Initially, the photo was posted on Monday and was taken down after causing controversy. However, they posted the photo back on their page on Tuesday hoping to create conversation, but deleted it once again.
The reproductive health organization stated the following on its page after deciding to delete the photo on Tuesday:
“PPAU has designed a special run of CTR condoms to give away at the 2016 Salt Lake Summer Symposium of Sunstone Magazine. Our intent was never to offend, but to use the idea of “choosing the right” to spark open, honest conversations about sexual health and contraception. We strive to be sensitive to our community and after listening to feedback, we have decided to remove the photo from our Facebook page.”
The organization also said, “While we acknowledge that this tongue-in-cheek messaging does not appeal to all audiences, Planned Parenthood often uses humor as a rhetorical device to spark open, honest conversations about sex.”

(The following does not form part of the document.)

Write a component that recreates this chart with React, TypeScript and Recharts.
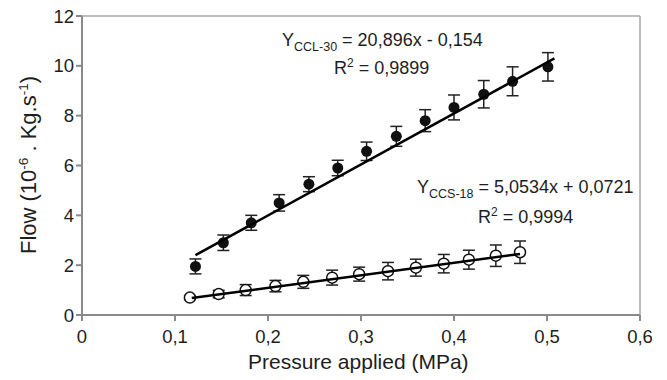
import { ErrorBar, ReferenceLine, Scatter, ScatterChart, XAxis, YAxis } from "recharts";

const ccl30X = [0.122, 0.152, 0.182, 0.212, 0.244, 0.275, 0.306, 0.338, 0.369, 0.4, 0.432, 0.463, 0.501];
const ccl30Y = [1.95, 2.9, 3.7, 4.5, 5.25, 5.9, 6.57, 7.17, 7.8, 8.33, 8.86, 9.38, 9.96];
const ccl30Err = [0.3, 0.31, 0.3, 0.33, 0.3, 0.31, 0.37, 0.4, 0.44, 0.5, 0.55, 0.58, 0.57];

const ccs18X = [0.116, 0.147, 0.176, 0.208, 0.238, 0.269, 0.298, 0.329, 0.359, 0.389, 0.416, 0.445, 0.471];
const ccs18Y = [0.7, 0.84, 1.0, 1.16, 1.33, 1.5, 1.64, 1.76, 1.9, 2.06, 2.22, 2.38, 2.52];
const ccs18Err = [0.08, 0.15, 0.22, 0.23, 0.26, 0.3, 0.28, 0.35, 0.34, 0.37, 0.38, 0.43, 0.45];

// trend line end points
const cclFitX = [0.122, 0.508];
const cclFitY = [2.4, 10.3];
const ccsFitX = [0.118, 0.471];
const ccsFitY = [0.68, 2.45];

const xTicks = [0, 0.1, 0.2, 0.3, 0.4, 0.5, 0.6];
const yTicks = [0, 2, 4, 6, 8, 10, 12];

const zip = (xs: number[], ys: number[], errs?: number[]) =>
  xs.map((x, i) => ({ x, y: ys[i], err: errs ? errs[i] : 0 }));

const font = "'Liberation Sans', Arial, sans-serif";
const axisGrey = "#8a8a8a";
const ink = "#1e1e1e";

const OpenDot = (props: any) => (
  <circle cx={props.cx} cy={props.cy} r={5.5} fill="#fff" stroke="#111" strokeWidth={1.5} />
);
const FilledDot = (props: any) => <circle cx={props.cx} cy={props.cy} r={5.5} fill="#111" />;
const NoDot = () => <g />;

export default function App() {
  const tickStyle = { fontSize: 18.5, fill: ink, fontFamily: font };
  return (
    <div style={{ position: "fixed", left: 0, top: 0, width: 667, height: 380, background: "#fff", fontFamily: font }}>
      <ScatterChart width={667} height={380} margin={{ top: 16, right: 27, bottom: 20, left: 20 }}>
        <XAxis
          type="number"
          dataKey="x"
          domain={[0, 0.6]}
          ticks={xTicks}
          tickFormatter={(v: number) => String(v).replace(".", ",")}
          height={45}
          tickSize={6}
          tickMargin={9}
          tick={tickStyle}
          stroke={axisGrey}
          strokeWidth={2}
        />
        <YAxis
          type="number"
          dataKey="y"
          domain={[0, 12]}
          ticks={yTicks}
          width={62}
          tickSize={6}
          tick={tickStyle}
          stroke={axisGrey}
          strokeWidth={2}
        />
        <ReferenceLine y={12} stroke="#a8a8a8" strokeWidth={1.5} />
        <ReferenceLine x={0.6} stroke="#a8a8a8" strokeWidth={1.5} />
        <Scatter data={zip(ccs18X, ccs18Y, ccs18Err)} shape={OpenDot} isAnimationActive={false}>
          <ErrorBar dataKey="err" direction="y" width={6} stroke="#222" strokeWidth={1.5} />
        </Scatter>
        <Scatter data={zip(ccl30X, ccl30Y, ccl30Err)} shape={FilledDot} isAnimationActive={false}>
          <ErrorBar dataKey="err" direction="y" width={6} stroke="#222" strokeWidth={1.5} />
        </Scatter>
        <Scatter
          data={zip(cclFitX, cclFitY)}
          line={{ stroke: "#000", strokeWidth: 2.5 }}
          shape={NoDot}
          isAnimationActive={false}
        />
        <Scatter
          data={zip(ccsFitX, ccsFitY)}
          line={{ stroke: "#000", strokeWidth: 2.5 }}
          shape={NoDot}
          isAnimationActive={false}
        />
      </ScatterChart>

      <div style={{ position: "absolute", left: 282, top: 30, fontSize: 18, color: ink, whiteSpace: "nowrap" }}>
        Y<sub style={{ fontSize: 12.5 }}>CCL-30</sub> = 20,896x - 0,154
      </div>
      <div style={{ position: "absolute", left: 334, top: 56, fontSize: 18, color: ink, whiteSpace: "nowrap" }}>
        R<sup style={{ fontSize: 12 }}>2</sup> = 0,9899
      </div>
      <div style={{ position: "absolute", left: 417, top: 177, fontSize: 18, color: ink, whiteSpace: "nowrap" }}>
        Y<sub style={{ fontSize: 12.5 }}>CCS-18</sub> = 5,0534x + 0,0721
      </div>
      <div style={{ position: "absolute", left: 478, top: 205, fontSize: 18, color: ink, whiteSpace: "nowrap" }}>
        R<sup style={{ fontSize: 12 }}>2</sup> = 0,9994
      </div>

      <div
        style={{
          position: "absolute",
          left: 248,
          top: 350,
          fontSize: 21,
          color: ink,
          whiteSpace: "nowrap",
        }}
      >
        Pressure applied (MPa)
      </div>
      <div
        style={{
          position: "absolute",
          left: 29,
          top: 165,
          fontSize: 22,
          color: ink,
          whiteSpace: "nowrap",
          transform: "translate(-50%, -50%) rotate(-90deg)",
        }}
      >
        Flow (10<sup style={{ fontSize: 13.5 }}>-6</sup> . Kg.s<sup style={{ fontSize: 13.5 }}>-1</sup>)
      </div>
    </div>
  );
}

Planned Parenthood Association of Utah designed a pink shield with the letters “CTR” on its condom packages without the permission of the Church.
“CTR” means “choose the right” and is an important part of the Church’s program, especially for children, striving to help them make good choices. It is also a reference to the LDS hymn “Choose the Right” and Primary children are given rings with a green shield with the letters “CTR” inscribed on it.
Kristen Howey, Church spokeswoman, did not comment on the issue other than to say that “CTR” is a registered trademark owned by the Church and its affiliated organizations.
According to KSL.com, Randall Bateman, a registered patent attorney explained, “If some percentage of the population would see that and think, ‘Oh, these are somehow sponsored by the LDS Church or approved by the LDS Church, then that would be trademark infringement.”
Only Karrie Galloway, president of Planned Parenthood Association of Utah, could comment further, but was not available.